Proof attributed to
Lewis Carroll:
Consider a triangle ABC. Bisect BC, and call the point of bisection D. Construct a perpendicular from this point. Bisect angle BAC. Find the point where the angle bisector intersects the perpendicular constructed previously, and call it E.
Now construct a line from E perpendicular to AB. The point where it meets AB will be called F. Do the same on the other side: construct a line from E perpendicular to AC, and call the point of intersection G.
Now, ED is congruent to itself, and the angle EDB and EDC were both constructed as right angles, and DB is congruent to DC because D was chosen to bisect BC. Thus, the triangles EDB and EDC are congruent.
The angles EFA and EGA were both constructed as right angles, the angles FAE and GAE are the halves of a bisected angle, and of course AE is congruent to itself. Thus, the triangles FAE and GAE are congruent.
EB is congruent to EC, because they are corresponding parts of the congruent triangles EDB and EDC. Likewise, FE and GE are corresponding parts of FAE and GAE. Since the angles BFE and CGE are right angles, it follows that FEB and GEC are congruent (angle-side-side sufficing in the special case of a right angle).
Now, AF and AG are corresponding parts of FAE and GAE, and FB and GC are corresponding parts of FEB and GEC. Since AF=AG and FB=GC, AF+FB=AG+GC. Thus, AB=AC.
As a corolloary, it's simple to show that all triangles are equilateral, because it can be shown by the same method that AB=BC and BC=AC.

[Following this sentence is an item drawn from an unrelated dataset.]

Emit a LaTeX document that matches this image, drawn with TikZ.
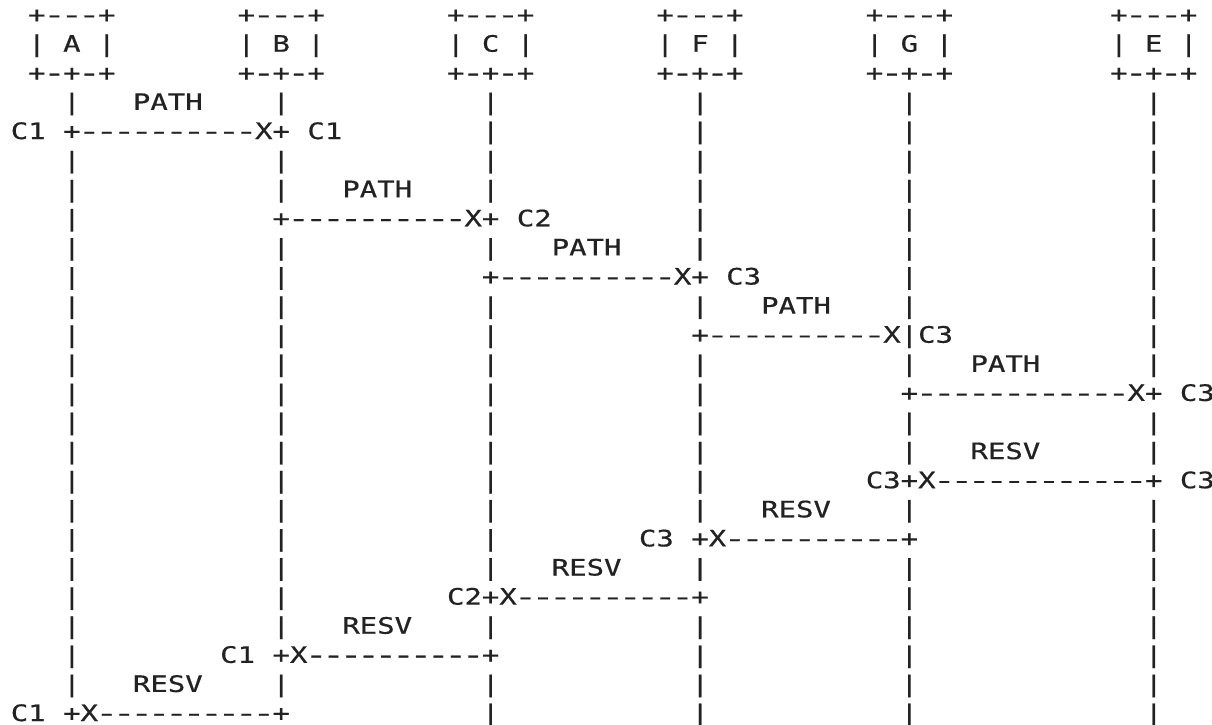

So, what's wrong with the proof? You won't find anything
wrong by going over the above description step-by-step. Every step is valid. Even the angle-side-side part, which tends to alarm students who remember it as the one triplet that doesn't work for proving congruence of triangles, is in fact valid when the angle is a right angle. If you want to work out the
error for yourself, stop reading now.
The problem is in the unstated assumption that F is between A and B, and G is between A and C. In a scalene triangle, these will not both be true. One of them will lie outside the triangle altogether. If it's F, then AB will be the difference between AF and FB, not the sum. E will also lie outside the triangle, but this does not affect the proof.